WORK INSTRUCTIONS.
Transcribe every line exactly and omit anything that is a picture.

-------- SOURCE EXCERPT

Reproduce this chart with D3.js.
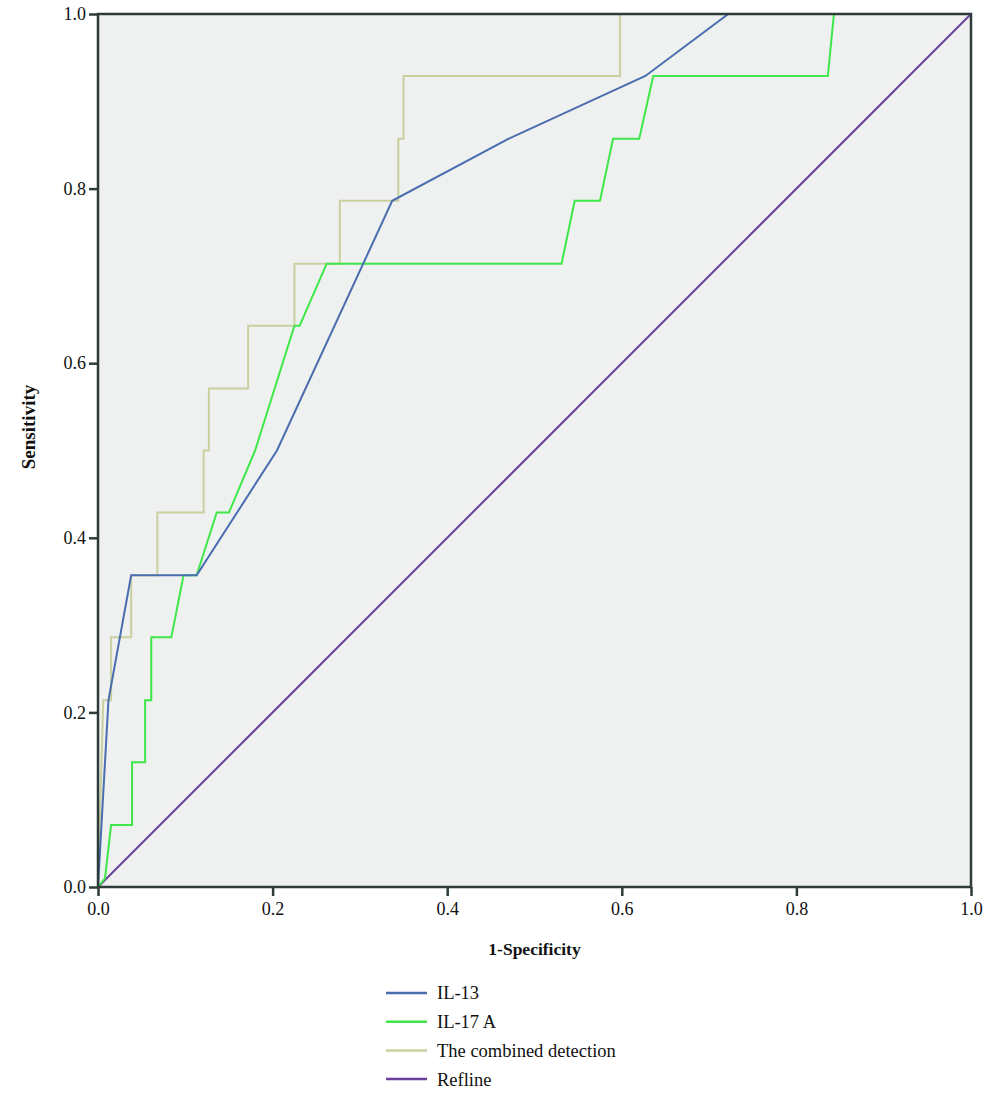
<!DOCTYPE html>
<html>
<head>
<meta charset="utf-8">
<script src="https://cdn.jsdelivr.net/npm/d3@7"></script>
<style>
  body { margin: 0; background: #fff; }
  svg text { font-family: "Liberation Serif", "DejaVu Serif", serif; fill: #111; }
</style>
</head>
<body>
<svg width="1000" height="1110"></svg>
<script>
// ROC points [1-specificity, sensitivity]
const il13 = [[0,0],[0.012,0.214],[0.038,0.357],[0.113,0.357],[0.205,0.5],[0.337,0.786],
    [0.47,0.857],[0.627,0.929],[0.722,1],[1,1]];
const il17a = [[0,0],[0.008,0.01],[0.015,0.071],[0.039,0.071],[0.039,0.143],[0.054,0.143],
    [0.054,0.214],[0.061,0.214],[0.061,0.286],[0.084,0.286],[0.098,0.357],[0.113,0.357],
    [0.136,0.429],[0.15,0.429],[0.18,0.5],[0.225,0.643],[0.231,0.643],[0.262,0.714],
    [0.531,0.714],[0.546,0.786],[0.575,0.786],[0.59,0.857],[0.62,0.857],[0.636,0.929],
    [0.836,0.929],[0.843,1],[1,1]];
const combined = [[0,0],[0.006,0.214],[0.015,0.214],[0.015,0.286],[0.038,0.286],[0.038,0.357],
    [0.068,0.357],[0.068,0.429],[0.121,0.429],[0.121,0.5],[0.127,0.5],[0.127,0.571],
    [0.172,0.571],[0.172,0.643],[0.225,0.643],[0.225,0.714],[0.277,0.714],[0.277,0.786],
    [0.344,0.786],[0.344,0.857],[0.35,0.857],[0.35,0.929],[0.598,0.929],[0.598,1],[1,1]];
const refline = [[0,0],[1,1]];

const seriesNames = ['IL-13', 'IL-17 A', 'The combined detection', 'Refline'];
const seriesColors = ['#4a6db0', '#3ee848', '#c9d0a0', '#6b3f9c'];
const ticks = [0, 0.2, 0.4, 0.6, 0.8, 1.0];

const svg = d3.select('svg');
const margin = {top: 14, right: 29, bottom: 223, left: 98};
const width = +svg.attr('width');
const height = +svg.attr('height');

const xScale = d3.scaleLinear().domain([0, 1]).range([margin.left, width - margin.right]);
const yScale = d3.scaleLinear().domain([0, 1]).range([height - margin.bottom, margin.top]);

// plot background
svg.append('rect')
    .attr('x', xScale(0)).attr('y', yScale(1))
    .attr('width', xScale(1) - xScale(0))
    .attr('height', yScale(0) - yScale(1))
    .attr('fill', '#eef1ef');

const line = d3.line().x(d => xScale(d[0])).y(d => yScale(d[1]));

const allSeries = [il13, il17a, combined, refline];
// draw order: refline, combined, green, blue
[3, 2, 1, 0].forEach(i => {
    svg.append('path')
        .datum(allSeries[i])
        .attr('d', line)
        .attr('fill', 'none')
        .attr('stroke', seriesColors[i])
        .attr('stroke-width', 2);
});

// frame
svg.append('rect')
    .attr('x', xScale(0)).attr('y', yScale(1))
    .attr('width', xScale(1) - xScale(0))
    .attr('height', yScale(0) - yScale(1))
    .attr('fill', 'none')
    .attr('stroke', '#2d3b3b')
    .attr('stroke-width', 2.5);

//-----------------------------------------X - AXIS-----------------------------------------//
const xAxis = svg.append('g')
    .attr('transform', `translate(0,${yScale(0)})`)
    .call(d3.axisBottom(xScale).tickValues(ticks).tickFormat(d3.format('.1f')).tickSize(9).tickPadding(6));
xAxis.select('.domain').remove();
xAxis.selectAll('line').attr('stroke', '#2d3b3b').attr('stroke-width', 2.5);
xAxis.selectAll('text').style('font-size', '18px').attr('fill', '#111');

svg.append('text')
    .attr('text-anchor', 'middle')
    .attr('x', xScale(0.5))
    .attr('y', 955)
    .style('font-size', '17.5px')
    .style('font-weight', 'bold')
    .text('1-Specificity');

//-----------------------------------------Y - AXIS-----------------------------------------//
const yAxis = svg.append('g')
    .attr('transform', `translate(${xScale(0)},0)`)
    .call(d3.axisLeft(yScale).tickValues(ticks).tickFormat(d3.format('.1f')).tickSize(9).tickPadding(3));
yAxis.select('.domain').remove();
yAxis.selectAll('line').attr('stroke', '#2d3b3b').attr('stroke-width', 2.5);
yAxis.selectAll('text').style('font-size', '18px').attr('fill', '#111');

svg.append('text')
    .attr('text-anchor', 'middle')
    .attr('transform', 'translate(35,427) rotate(-90)')
    .style('font-size', '19px')
    .style('font-weight', 'bold')
    .text('Sensitivity');

//-----------------------------------------LEGEND-----------------------------------------//
const legend = svg.append('g').attr('transform', 'translate(386,993)');
seriesNames.forEach((name, i) => {
    const g = legend.append('g').attr('transform', `translate(0,${i * 28.7})`);
    g.append('line')
        .attr('x1', 0).attr('x2', 41)
        .attr('stroke', seriesColors[i])
        .attr('stroke-width', 2.5);
    g.append('text')
        .attr('x', 51)
        .attr('dy', '0.35em')
        .style('font-size', '18.5px')
        .text(name);
});
</script>
</body>
</html>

----------------

FULL SOLUTION.
Reproduce this chart with D3.js.
<!DOCTYPE html>
<html>
<head>
<meta charset="utf-8">
<script src="https://cdn.jsdelivr.net/npm/d3@7"></script>
<style>
  body { margin: 0; background: #fff; }
  svg text { font-family: "Liberation Serif", "DejaVu Serif", serif; fill: #111; }
</style>
</head>
<body>
<svg width="1000" height="1110"></svg>
<script>
// ROC points [1-specificity, sensitivity]
const il13 = [[0,0],[0.012,0.214],[0.038,0.357],[0.113,0.357],[0.205,0.5],[0.337,0.786],
    [0.47,0.857],[0.627,0.929],[0.722,1],[1,1]];
const il17a = [[0,0],[0.008,0.01],[0.015,0.071],[0.039,0.071],[0.039,0.143],[0.054,0.143],
    [0.054,0.214],[0.061,0.214],[0.061,0.286],[0.084,0.286],[0.098,0.357],[0.113,0.357],
    [0.136,0.429],[0.15,0.429],[0.18,0.5],[0.225,0.643],[0.231,0.643],[0.262,0.714],
    [0.531,0.714],[0.546,0.786],[0.575,0.786],[0.59,0.857],[0.62,0.857],[0.636,0.929],
    [0.836,0.929],[0.843,1],[1,1]];
const combined = [[0,0],[0.006,0.214],[0.015,0.214],[0.015,0.286],[0.038,0.286],[0.038,0.357],
    [0.068,0.357],[0.068,0.429],[0.121,0.429],[0.121,0.5],[0.127,0.5],[0.127,0.571],
    [0.172,0.571],[0.172,0.643],[0.225,0.643],[0.225,0.714],[0.277,0.714],[0.277,0.786],
    [0.344,0.786],[0.344,0.857],[0.35,0.857],[0.35,0.929],[0.598,0.929],[0.598,1],[1,1]];
const refline = [[0,0],[1,1]];

const seriesNames = ['IL-13', 'IL-17 A', 'The combined detection', 'Refline'];
const seriesColors = ['#4a6db0', '#3ee848', '#c9d0a0', '#6b3f9c'];
const ticks = [0, 0.2, 0.4, 0.6, 0.8, 1.0];

const svg = d3.select('svg');
const margin = {top: 14, right: 29, bottom: 223, left: 98};
const width = +svg.attr('width');
const height = +svg.attr('height');

const xScale = d3.scaleLinear().domain([0, 1]).range([margin.left, width - margin.right]);
const yScale = d3.scaleLinear().domain([0, 1]).range([height - margin.bottom, margin.top]);

// plot background
svg.append('rect')
    .attr('x', xScale(0)).attr('y', yScale(1))
    .attr('width', xScale(1) - xScale(0))
    .attr('height', yScale(0) - yScale(1))
    .attr('fill', '#eef1ef');

const line = d3.line().x(d => xScale(d[0])).y(d => yScale(d[1]));

const allSeries = [il13, il17a, combined, refline];
// draw order: refline, combined, green, blue
[3, 2, 1, 0].forEach(i => {
    svg.append('path')
        .datum(allSeries[i])
        .attr('d', line)
        .attr('fill', 'none')
        .attr('stroke', seriesColors[i])
        .attr('stroke-width', 2);
});

// frame
svg.append('rect')
    .attr('x', xScale(0)).attr('y', yScale(1))
    .attr('width', xScale(1) - xScale(0))
    .attr('height', yScale(0) - yScale(1))
    .attr('fill', 'none')
    .attr('stroke', '#2d3b3b')
    .attr('stroke-width', 2.5);

//-----------------------------------------X - AXIS-----------------------------------------//
const xAxis = svg.append('g')
    .attr('transform', `translate(0,${yScale(0)})`)
    .call(d3.axisBottom(xScale).tickValues(ticks).tickFormat(d3.format('.1f')).tickSize(9).tickPadding(6));
xAxis.select('.domain').remove();
xAxis.selectAll('line').attr('stroke', '#2d3b3b').attr('stroke-width', 2.5);
xAxis.selectAll('text').style('font-size', '18px').attr('fill', '#111');

svg.append('text')
    .attr('text-anchor', 'middle')
    .attr('x', xScale(0.5))
    .attr('y', 955)
    .style('font-size', '17.5px')
    .style('font-weight', 'bold')
    .text('1-Specificity');

//-----------------------------------------Y - AXIS-----------------------------------------//
const yAxis = svg.append('g')
    .attr('transform', `translate(${xScale(0)},0)`)
    .call(d3.axisLeft(yScale).tickValues(ticks).tickFormat(d3.format('.1f')).tickSize(9).tickPadding(3));
yAxis.select('.domain').remove();
yAxis.selectAll('line').attr('stroke', '#2d3b3b').attr('stroke-width', 2.5);
yAxis.selectAll('text').style('font-size', '18px').attr('fill', '#111');

svg.append('text')
    .attr('text-anchor', 'middle')
    .attr('transform', 'translate(35,427) rotate(-90)')
    .style('font-size', '19px')
    .style('font-weight', 'bold')
    .text('Sensitivity');

//-----------------------------------------LEGEND-----------------------------------------//
const legend = svg.append('g').attr('transform', 'translate(386,993)');
seriesNames.forEach((name, i) => {
    const g = legend.append('g').attr('transform', `translate(0,${i * 28.7})`);
    g.append('line')
        .attr('x1', 0).attr('x2', 41)
        .attr('stroke', seriesColors[i])
        .attr('stroke-width', 2.5);
    g.append('text')
        .attr('x', 51)
        .attr('dy', '0.35em')
        .style('font-size', '18.5px')
        .text(name);
});
</script>
</body>
</html>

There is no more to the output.